Não penso que esta quadra, ano após ano repetida de acordo com o calendário judicial, que aos poucos foi substituindo o religioso, suspendendo prazos e trocando-os por cartões de Boas Festas, sms cheios de “k” e notificações do Fisco, faça esquecer o verdadeiro sentido do Natal, a anteceder a entrada de um Novo Ano e a caminhada dos Reis Magos. A comunhão que a quadra envolve, o sentido de recolhimento e partilha que vejo nela (muito mais do que os embrulhos de circunstância e o final de concursos televisivos medíocres) faz-me repetir, apesar de tudo, alguns momentos que reservo para mim depois dos outros se recolherem. Há o disco que se repete (sublimes os duetos de Aznavour com Sting e com Nana Mouskouri), o livro que se relê, o charuto que em cada ano regressa enquanto o seu fumo persegue a vela que teima em arder aromatizada pelas fragrâncias da moda.
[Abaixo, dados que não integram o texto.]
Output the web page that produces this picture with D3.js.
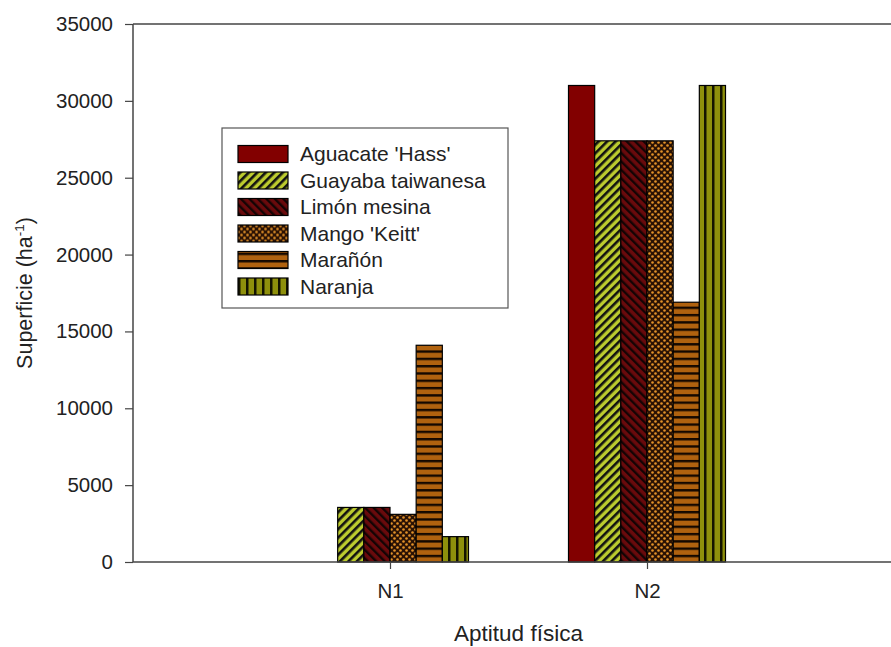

Ouvi de relance a Clara Ferreira Alves (há mulheres que nos fazem gostar mais das mulheres) referir esta noite qualquer coisa como “a carteira de cumplicidades do BPN”. Parece que ela gostava de vê-la esclarecida. Eu também. Mas da maneira que este país está, perguntar a Cavaco Silva (ele que até já fala na "ética republicana") o que o levou (e já agora à sua filha) a comprar acções do BPN/SLN não cotadas em bolsa, tentar esclarecer quem as recomendou (e quem foi o figurão que tratou da burocracia) e como as coisas se processaram entre o momento da aquisição e a decisão de venda, incluindo as verdadeiras razões da respectiva valorização, é mais ou menos o mesmo que acontecia há uns meses quando se perguntava por uns desenhos da Cova da Beira, umas licenciaturas “esquisitas” ou umas offshore impertinentes. Qualquer que seja a cor, o fundamentalismo é sempre o mesmo quando por detrás dele está a subserviência enfatuada ou a crença na infalibilidade do testemunho.
Pedro Marques Lopes, participante no mesmo fórum da Clara, dizia que o caso BPN vai ser uma espécie de “Vale e Azevedo 2”; para logo a seguir acrescentar que “foram feitas vigarices absolutamente gigantescas” (sic na SIC-N), recusando-se a acreditar que “aquilo” fosse obra de um homem só.
Eu também não acredito. Penso que ambos têm a razão. A Clara mais do que o Pedro.
Por vezes gostaria de ter mais distância. A distância dá-nos outra liberdade, mesmo quando teimamos em querer manter a lucidez. E se eu prezo a lucidez. Dá-me outra liberdade. Não é fácil. Em especial quando, como também escreveu “o” Marcello – os autores que apreciamos tornam-se íntimos ao fim de algumas obras: eles partilham a escrita; nós, leitores, vamos sublinhando-lhes as frases, as metáforas, as hipérboles, e, no caso dele, a serena e elevada lucidez que há tantos anos o acompanha –, se vive num país que é “uma coutada de compinchas”, de “valores entendidos que se ajudam e promovem mutuamente”, que não admite “que alguém que não lhes preste vassalagem nem navegue nas mesmas águas, possa ter mais talento do que eles sem deles depender”. O general Rocha Vieira também era assim em Macau, coisa que o general Eanes não sabe, não percebe nem conhece, quando lhe prefacia os livros de tom laudatório e adolescente que a Gradiva edita (o Guilherme é um homem bom e inteligente mas livros daqueles dão a ideia de que está a agradecer os serviços que prestou ao tipo).
Abomino tanto a presunção quanto a avareza e a pelintrice.
Enfim, há alturas em que tudo se torna mais verdade. Também mais doloroso. E desta vez, raio de lembrança, a Lusa e o Afonso Camões não têm culpa do estado a que tudo isto chegou. Seria injusto negá-lo. Já não é Natal. Mas quem diria que foi 1 de Janeiro?